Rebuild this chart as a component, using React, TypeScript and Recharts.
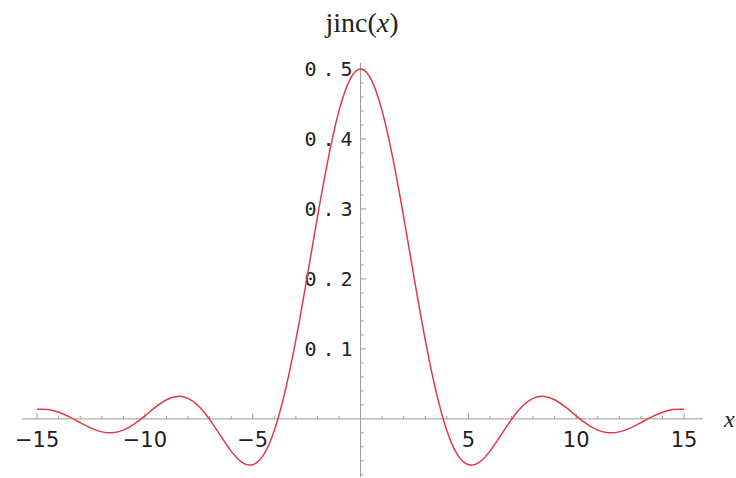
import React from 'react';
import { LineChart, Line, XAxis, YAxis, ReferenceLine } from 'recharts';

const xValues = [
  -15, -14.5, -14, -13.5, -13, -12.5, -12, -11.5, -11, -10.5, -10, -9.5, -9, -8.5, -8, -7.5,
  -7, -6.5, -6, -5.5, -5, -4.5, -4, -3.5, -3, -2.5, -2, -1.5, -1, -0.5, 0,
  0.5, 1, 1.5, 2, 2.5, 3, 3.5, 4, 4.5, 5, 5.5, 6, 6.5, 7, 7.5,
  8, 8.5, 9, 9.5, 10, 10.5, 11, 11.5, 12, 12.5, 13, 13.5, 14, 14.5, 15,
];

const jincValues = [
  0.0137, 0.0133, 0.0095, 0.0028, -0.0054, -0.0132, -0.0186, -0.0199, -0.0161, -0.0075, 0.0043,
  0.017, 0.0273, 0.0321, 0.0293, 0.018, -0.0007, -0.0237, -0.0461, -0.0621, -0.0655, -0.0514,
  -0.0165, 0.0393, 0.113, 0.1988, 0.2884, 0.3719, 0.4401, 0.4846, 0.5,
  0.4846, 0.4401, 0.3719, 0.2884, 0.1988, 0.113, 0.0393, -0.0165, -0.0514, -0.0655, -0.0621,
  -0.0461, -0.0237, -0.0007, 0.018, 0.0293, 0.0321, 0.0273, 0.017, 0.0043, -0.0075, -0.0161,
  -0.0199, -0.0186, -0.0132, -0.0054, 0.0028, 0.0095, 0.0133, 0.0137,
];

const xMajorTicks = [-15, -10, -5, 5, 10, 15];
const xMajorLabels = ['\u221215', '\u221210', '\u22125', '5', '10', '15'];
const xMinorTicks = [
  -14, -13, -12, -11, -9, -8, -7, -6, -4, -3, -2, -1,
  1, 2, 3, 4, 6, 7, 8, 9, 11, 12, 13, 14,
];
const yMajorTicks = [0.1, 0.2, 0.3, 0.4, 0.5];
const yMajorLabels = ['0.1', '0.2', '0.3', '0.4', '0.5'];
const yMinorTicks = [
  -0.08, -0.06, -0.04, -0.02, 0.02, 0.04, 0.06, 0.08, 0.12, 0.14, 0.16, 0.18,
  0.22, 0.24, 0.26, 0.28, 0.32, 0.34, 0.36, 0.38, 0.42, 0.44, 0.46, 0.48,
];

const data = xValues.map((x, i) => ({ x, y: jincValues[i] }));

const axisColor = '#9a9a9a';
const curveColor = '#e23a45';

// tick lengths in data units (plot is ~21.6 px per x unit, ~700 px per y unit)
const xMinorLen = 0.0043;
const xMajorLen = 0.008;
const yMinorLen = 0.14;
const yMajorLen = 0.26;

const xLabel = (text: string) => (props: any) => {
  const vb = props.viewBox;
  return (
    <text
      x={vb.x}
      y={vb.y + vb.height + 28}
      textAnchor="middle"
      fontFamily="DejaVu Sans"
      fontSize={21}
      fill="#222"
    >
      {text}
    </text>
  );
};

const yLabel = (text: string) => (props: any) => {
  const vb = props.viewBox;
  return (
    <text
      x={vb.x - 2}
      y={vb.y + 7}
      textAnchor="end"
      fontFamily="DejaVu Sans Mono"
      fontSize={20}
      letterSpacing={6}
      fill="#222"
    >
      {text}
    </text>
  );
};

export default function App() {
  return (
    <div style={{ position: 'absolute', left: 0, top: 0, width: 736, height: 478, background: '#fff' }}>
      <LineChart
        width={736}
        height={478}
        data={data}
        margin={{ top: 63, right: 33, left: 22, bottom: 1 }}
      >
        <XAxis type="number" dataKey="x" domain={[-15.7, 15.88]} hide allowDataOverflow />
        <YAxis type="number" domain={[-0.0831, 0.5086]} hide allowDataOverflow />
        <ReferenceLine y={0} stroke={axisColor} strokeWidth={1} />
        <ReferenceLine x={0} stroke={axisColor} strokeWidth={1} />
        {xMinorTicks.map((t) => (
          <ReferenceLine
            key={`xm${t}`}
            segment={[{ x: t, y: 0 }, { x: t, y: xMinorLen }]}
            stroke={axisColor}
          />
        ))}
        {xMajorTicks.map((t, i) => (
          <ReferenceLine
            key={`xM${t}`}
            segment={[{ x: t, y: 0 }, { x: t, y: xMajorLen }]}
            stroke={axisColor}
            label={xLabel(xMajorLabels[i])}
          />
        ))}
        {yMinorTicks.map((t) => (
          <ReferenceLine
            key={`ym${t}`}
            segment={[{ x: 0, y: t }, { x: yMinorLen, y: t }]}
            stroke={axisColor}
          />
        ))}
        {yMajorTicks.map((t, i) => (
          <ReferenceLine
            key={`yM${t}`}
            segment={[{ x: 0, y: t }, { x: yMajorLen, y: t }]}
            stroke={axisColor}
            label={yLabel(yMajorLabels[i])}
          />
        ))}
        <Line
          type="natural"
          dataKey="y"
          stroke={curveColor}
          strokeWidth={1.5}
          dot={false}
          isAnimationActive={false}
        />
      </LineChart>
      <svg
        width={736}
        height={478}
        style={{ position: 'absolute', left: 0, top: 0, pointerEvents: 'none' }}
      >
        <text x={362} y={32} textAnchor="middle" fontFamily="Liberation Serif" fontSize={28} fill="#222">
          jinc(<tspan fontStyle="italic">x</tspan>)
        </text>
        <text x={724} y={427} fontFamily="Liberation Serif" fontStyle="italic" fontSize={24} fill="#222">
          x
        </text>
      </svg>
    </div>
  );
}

------------------------------------

▶ [GIVEN REQUEST]
Every line above should be returned exactly; the pictures stay out.

▶ [EXERCISE RESULT]
Rebuild this chart as a component, using React, TypeScript and Recharts.
import React from 'react';
import { LineChart, Line, XAxis, YAxis, ReferenceLine } from 'recharts';

const xValues = [
  -15, -14.5, -14, -13.5, -13, -12.5, -12, -11.5, -11, -10.5, -10, -9.5, -9, -8.5, -8, -7.5,
  -7, -6.5, -6, -5.5, -5, -4.5, -4, -3.5, -3, -2.5, -2, -1.5, -1, -0.5, 0,
  0.5, 1, 1.5, 2, 2.5, 3, 3.5, 4, 4.5, 5, 5.5, 6, 6.5, 7, 7.5,
  8, 8.5, 9, 9.5, 10, 10.5, 11, 11.5, 12, 12.5, 13, 13.5, 14, 14.5, 15,
];

const jincValues = [
  0.0137, 0.0133, 0.0095, 0.0028, -0.0054, -0.0132, -0.0186, -0.0199, -0.0161, -0.0075, 0.0043,
  0.017, 0.0273, 0.0321, 0.0293, 0.018, -0.0007, -0.0237, -0.0461, -0.0621, -0.0655, -0.0514,
  -0.0165, 0.0393, 0.113, 0.1988, 0.2884, 0.3719, 0.4401, 0.4846, 0.5,
  0.4846, 0.4401, 0.3719, 0.2884, 0.1988, 0.113, 0.0393, -0.0165, -0.0514, -0.0655, -0.0621,
  -0.0461, -0.0237, -0.0007, 0.018, 0.0293, 0.0321, 0.0273, 0.017, 0.0043, -0.0075, -0.0161,
  -0.0199, -0.0186, -0.0132, -0.0054, 0.0028, 0.0095, 0.0133, 0.0137,
];

const xMajorTicks = [-15, -10, -5, 5, 10, 15];
const xMajorLabels = ['\u221215', '\u221210', '\u22125', '5', '10', '15'];
const xMinorTicks = [
  -14, -13, -12, -11, -9, -8, -7, -6, -4, -3, -2, -1,
  1, 2, 3, 4, 6, 7, 8, 9, 11, 12, 13, 14,
];
const yMajorTicks = [0.1, 0.2, 0.3, 0.4, 0.5];
const yMajorLabels = ['0.1', '0.2', '0.3', '0.4', '0.5'];
const yMinorTicks = [
  -0.08, -0.06, -0.04, -0.02, 0.02, 0.04, 0.06, 0.08, 0.12, 0.14, 0.16, 0.18,
  0.22, 0.24, 0.26, 0.28, 0.32, 0.34, 0.36, 0.38, 0.42, 0.44, 0.46, 0.48,
];

const data = xValues.map((x, i) => ({ x, y: jincValues[i] }));

const axisColor = '#9a9a9a';
const curveColor = '#e23a45';

// tick lengths in data units (plot is ~21.6 px per x unit, ~700 px per y unit)
const xMinorLen = 0.0043;
const xMajorLen = 0.008;
const yMinorLen = 0.14;
const yMajorLen = 0.26;

const xLabel = (text: string) => (props: any) => {
  const vb = props.viewBox;
  return (
    <text
      x={vb.x}
      y={vb.y + vb.height + 28}
      textAnchor="middle"
      fontFamily="DejaVu Sans"
      fontSize={21}
      fill="#222"
    >
      {text}
    </text>
  );
};

const yLabel = (text: string) => (props: any) => {
  const vb = props.viewBox;
  return (
    <text
      x={vb.x - 2}
      y={vb.y + 7}
      textAnchor="end"
      fontFamily="DejaVu Sans Mono"
      fontSize={20}
      letterSpacing={6}
      fill="#222"
    >
      {text}
    </text>
  );
};

export default function App() {
  return (
    <div style={{ position: 'absolute', left: 0, top: 0, width: 736, height: 478, background: '#fff' }}>
      <LineChart
        width={736}
        height={478}
        data={data}
        margin={{ top: 63, right: 33, left: 22, bottom: 1 }}
      >
        <XAxis type="number" dataKey="x" domain={[-15.7, 15.88]} hide allowDataOverflow />
        <YAxis type="number" domain={[-0.0831, 0.5086]} hide allowDataOverflow />
        <ReferenceLine y={0} stroke={axisColor} strokeWidth={1} />
        <ReferenceLine x={0} stroke={axisColor} strokeWidth={1} />
        {xMinorTicks.map((t) => (
          <ReferenceLine
            key={`xm${t}`}
            segment={[{ x: t, y: 0 }, { x: t, y: xMinorLen }]}
            stroke={axisColor}
          />
        ))}
        {xMajorTicks.map((t, i) => (
          <ReferenceLine
            key={`xM${t}`}
            segment={[{ x: t, y: 0 }, { x: t, y: xMajorLen }]}
            stroke={axisColor}
            label={xLabel(xMajorLabels[i])}
          />
        ))}
        {yMinorTicks.map((t) => (
          <ReferenceLine
            key={`ym${t}`}
            segment={[{ x: 0, y: t }, { x: yMinorLen, y: t }]}
            stroke={axisColor}
          />
        ))}
        {yMajorTicks.map((t, i) => (
          <ReferenceLine
            key={`yM${t}`}
            segment={[{ x: 0, y: t }, { x: yMajorLen, y: t }]}
            stroke={axisColor}
            label={yLabel(yMajorLabels[i])}
          />
        ))}
        <Line
          type="natural"
          dataKey="y"
          stroke={curveColor}
          strokeWidth={1.5}
          dot={false}
          isAnimationActive={false}
        />
      </LineChart>
      <svg
        width={736}
        height={478}
        style={{ position: 'absolute', left: 0, top: 0, pointerEvents: 'none' }}
      >
        <text x={362} y={32} textAnchor="middle" fontFamily="Liberation Serif" fontSize={28} fill="#222">
          jinc(<tspan fontStyle="italic">x</tspan>)
        </text>
        <text x={724} y={427} fontFamily="Liberation Serif" fontStyle="italic" fontSize={24} fill="#222">
          x
        </text>
      </svg>
    </div>
  );
}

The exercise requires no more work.